To: "Atriplex Services" <>, "" <>
Subject: Australian Bustard Decline
From: Goodfellow <>
Date: Wed, 14 Mar 2001 09:44:17 +0000
In Arnhemland both bustard and emu numbers are probably low but 
relatively stable as there are very few people and much inaccessible 
country.  For instance at Kudjekbinj there is no road access for up to 
five months of the year.  And apart from the main one in there are few 
tracks anywhere - two to fishing spots and one to a dangerous dreaming 
site which has been blocked for some years.  

However now a mining company is planning exploratory work which means 
running other tracks through and opening up more country.  And I'm told 
mining interests are keen to explore many other Aboriginal areas as well, 
aims that are supported by younger people who want all the things they 
see white folk have, among them schools and health facilities.  And as 
the Aboriginal population is burgeoning (one result of the loss of 
traditional ways of population control) there will be even more pressure. 
If guns and vehicles were banned then what about those who use those 
Aboriginal people who use them sensibly?   Speaking for my family, 
hunting allows Kunwinjku people to retain their links with the land, 
links they soon lose living in cities and eating supermarket meat.
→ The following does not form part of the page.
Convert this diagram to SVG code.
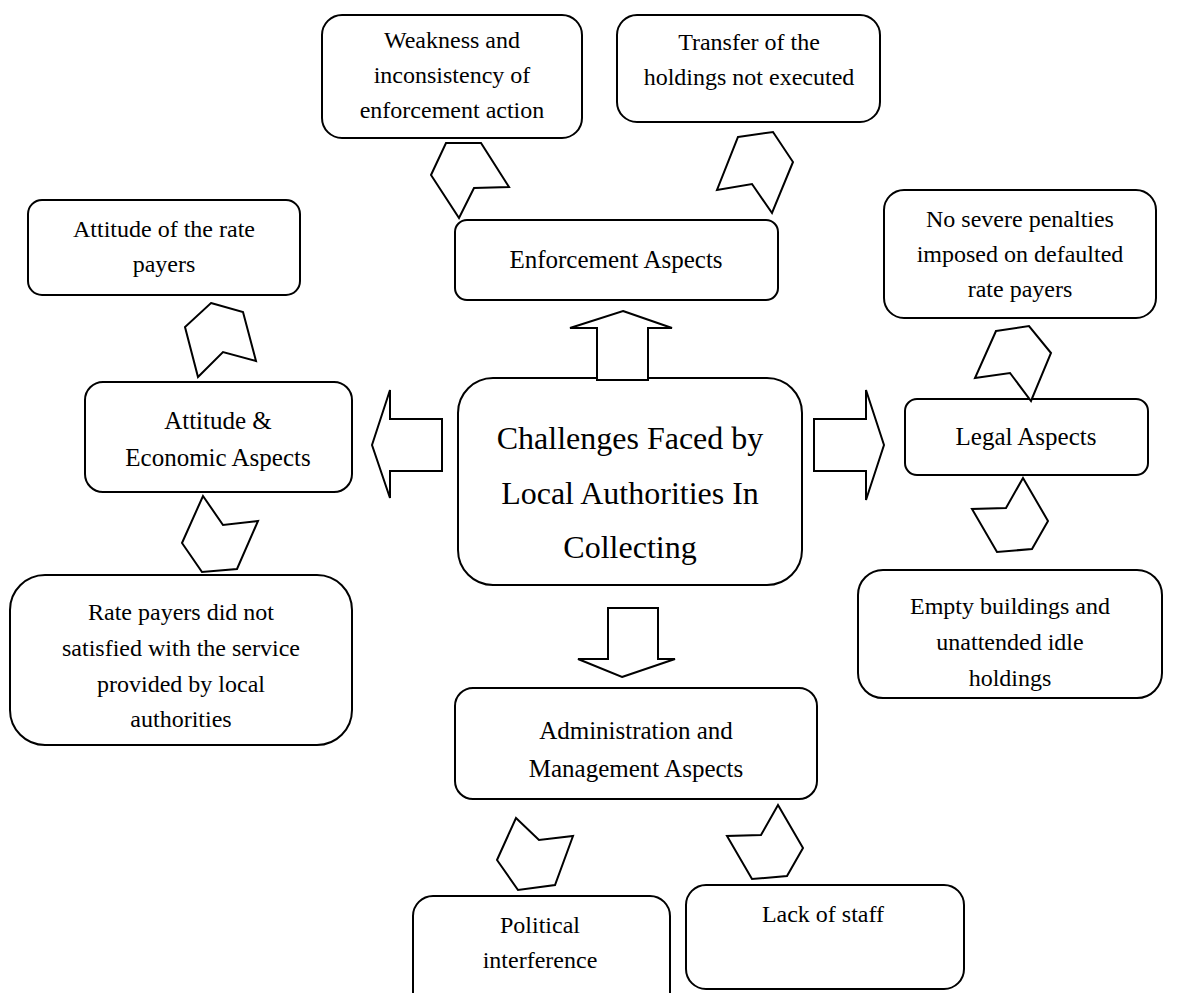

If 
anything Aboriginal people ought to be encouraged to stay on their land 
and to use their knowledge and resources sustainably as many still do.  

There are programs up here enabling Aboriginal people to collect various 
wildlife,ie turtles and Red-tailed Black Cockatoo (eggs and nestlings) 
one aim being to give them jobs, the other to ensure that habitats are 

I've seen how my relatives react when they meet (mainly American) 
birdwatchers that I take out, and discover these people are really very 
interested and even envious of their ties with wildlife and the land.  
Such interest has meant these Aboriginal people (and my son Peterson was 
one) no longer consider their traditions as 'rubbish'.  So I'm 
encouraging their involvement in this sort of tourism as much as I can. 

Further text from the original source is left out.